New Jersey has a lousy reputation in the US. Especially in the Philadelphia and New York metropolitan areas, Jersey is often derided as a second-class state, filled with the northeast corridor’s version of hillbillies and hicks. A state filled with urban pollution, but without the vaunted urban cosmopolitanism. A state with the backwoods ideals, personalities, and mullets of the Deep South, but without any of the beauty.
Of course, given the sympathies and general contrarianism of the Curious Mechanism, this site wholly endorses New Jersey as one of the very best states in the US. It has gambling in Atlantic City, for those who like to gamble. It has easy access to two major cities, Philly and NYC. It has a passable shore. And somewhere it’s got the best corn east of the Mississippi. Oh, and it has a few thousand 24 hour diners, and really, the value of being able to get decent eggs and toast, and a bottomless cup of strong coffee at 3AM cannot be undervalued.
Well, New Jersey has just raised the bar for a lot of other states. It’s officially abolishing its death penalty.

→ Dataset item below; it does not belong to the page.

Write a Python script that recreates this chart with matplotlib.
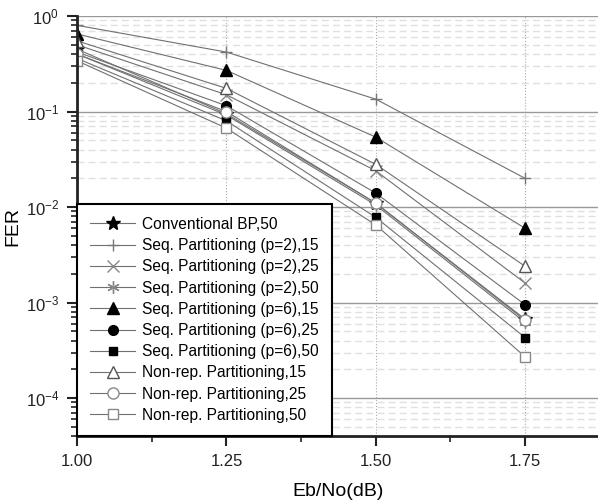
import numpy as np
import matplotlib
matplotlib.use('Agg')
import matplotlib.pyplot as plt
from matplotlib.ticker import LogLocator, FixedLocator, NullFormatter

plt.rcParams['font.family'] = ['Liberation Sans', 'DejaVu Sans']
plt.rcParams['mathtext.default'] = 'regular'

# Eb/No points
snr = [1.00, 1.25, 1.50, 1.75]

labels = ['Conventional BP,50',
          'Seq. Partitioning (p=2),15',
          'Seq. Partitioning (p=2),25',
          'Seq. Partitioning (p=2),50',
          'Seq. Partitioning (p=6),15',
          'Seq. Partitioning (p=6),25',
          'Seq. Partitioning (p=6),50',
          'Non-rep. Partitioning,15',
          'Non-rep. Partitioning,25',
          'Non-rep. Partitioning,50']

conv_bp_50  = [0.45, 0.095, 0.011, 0.00067]
seq2_15     = [0.80, 0.42, 0.135, 0.020]
seq2_25     = [0.50, 0.15, 0.024, 0.0016]
seq2_50     = [0.40, 0.092, 0.0105, 0.00062]
seq6_15     = [0.65, 0.27, 0.054, 0.0060]
seq6_25     = [0.42, 0.115, 0.014, 0.00095]
seq6_50     = [0.36, 0.080, 0.0078, 0.00043]
nonrep_15   = [0.55, 0.175, 0.028, 0.0024]
nonrep_25   = [0.40, 0.100, 0.011, 0.00065]
nonrep_50   = [0.34, 0.067, 0.0065, 0.00027]

series = [conv_bp_50, seq2_15, seq2_25, seq2_50, seq6_15,
          seq6_25, seq6_50, nonrep_15, nonrep_25, nonrep_50]

# marker, size, face, edge
styles = [('*', 10, 'black', 'black'),
          ('+', 9, 'none', '#777777'),
          ('x', 8, 'none', '#888888'),
          ((6, 2, 0), 9, 'none', '#888888'),
          ('^', 8, 'black', 'black'),
          ('o', 7, 'black', 'black'),
          ('s', 6, 'black', 'black'),
          ('^', 8, 'white', '#555555'),
          ('o', 8, 'white', '#888888'),
          ('s', 7, 'white', '#888888')]

fig = plt.figure(figsize=(5.98, 5.03), dpi=100)
ax = fig.add_axes([0.129, 0.133, 0.871, 0.835])

line_col = '#707070'
for vals, lab, (m, ms, fc, ec) in zip(series, labels, styles):
    ax.plot(snr, vals, color=line_col, lw=0.8, marker=m, ms=ms,
            mfc=fc, mec=ec, mew=1.0, label=lab)

ax.set_yscale('log')
ax.set_xlim(1.0, 1.872)
ax.set_ylim(4e-5, 1.0)

ax.xaxis.set_major_locator(FixedLocator([1.00, 1.25, 1.50, 1.75]))
ax.xaxis.set_minor_locator(FixedLocator([1.125, 1.375, 1.625]))
ax.set_xticklabels(['1.00', '1.25', '1.50', '1.75'])
ax.yaxis.set_major_locator(LogLocator(base=10, numticks=10))
ax.yaxis.set_minor_locator(LogLocator(base=10, subs=np.arange(2, 10), numticks=20))
ax.yaxis.set_minor_formatter(NullFormatter())

# grid lines
ax.grid(True, which='major', axis='y', color='#999999', lw=1.0, ls='-')
ax.grid(True, which='minor', axis='y', color='#e0e0e0', lw=1.0, ls=(0, (5, 3)))
ax.grid(True, which='major', axis='x', color='#aaaaaa', lw=0.8, ls=':')
ax.set_axisbelow(True)

for s in ['top', 'right']:
    ax.spines[s].set_visible(False)
for s in ['left', 'bottom']:
    ax.spines[s].set_linewidth(2.0)
    ax.spines[s].set_color('#222222')

ax.tick_params(which='major', direction='out', length=7, width=1.5, labelsize=12,
               colors='#222222', pad=6)
ax.tick_params(which='minor', direction='out', length=4, width=1.2, colors='#222222')

ax.set_xlabel('Eb/No(dB)', fontsize=14, labelpad=10)
ax.set_ylabel('FER', fontsize=14)
ax.yaxis.set_label_coords(-0.108, 0.5)

leg = ax.legend(loc='lower left', bbox_to_anchor=(0.0, 0.0), borderaxespad=0.0,
                fontsize=11.2, frameon=True, fancybox=False, handlelength=2.9,
                labelspacing=0.4, borderpad=0.85, handletextpad=0.4)
leg.get_frame().set_edgecolor('black')
leg.get_frame().set_linewidth(1.5)
leg.get_frame().set_alpha(1.0)

fig.savefig('out.png', dpi=100)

Now, this isn’t a hugely significant in terms of prison sentences, as Jersey’s death row only has eight inmates presently, and NJ hasn’t executed anyone since the 1960s. While all eight inmates will now have life sentences instead of death sentences, the biggest impact will come as, perhaps, New Jersey’s actions could lead other states to their own abolishments of the death penalty. By the time I’m an old, old man, the federal government might be seriously talking about abolishing the death penalty.
It’s a good step in the right direction.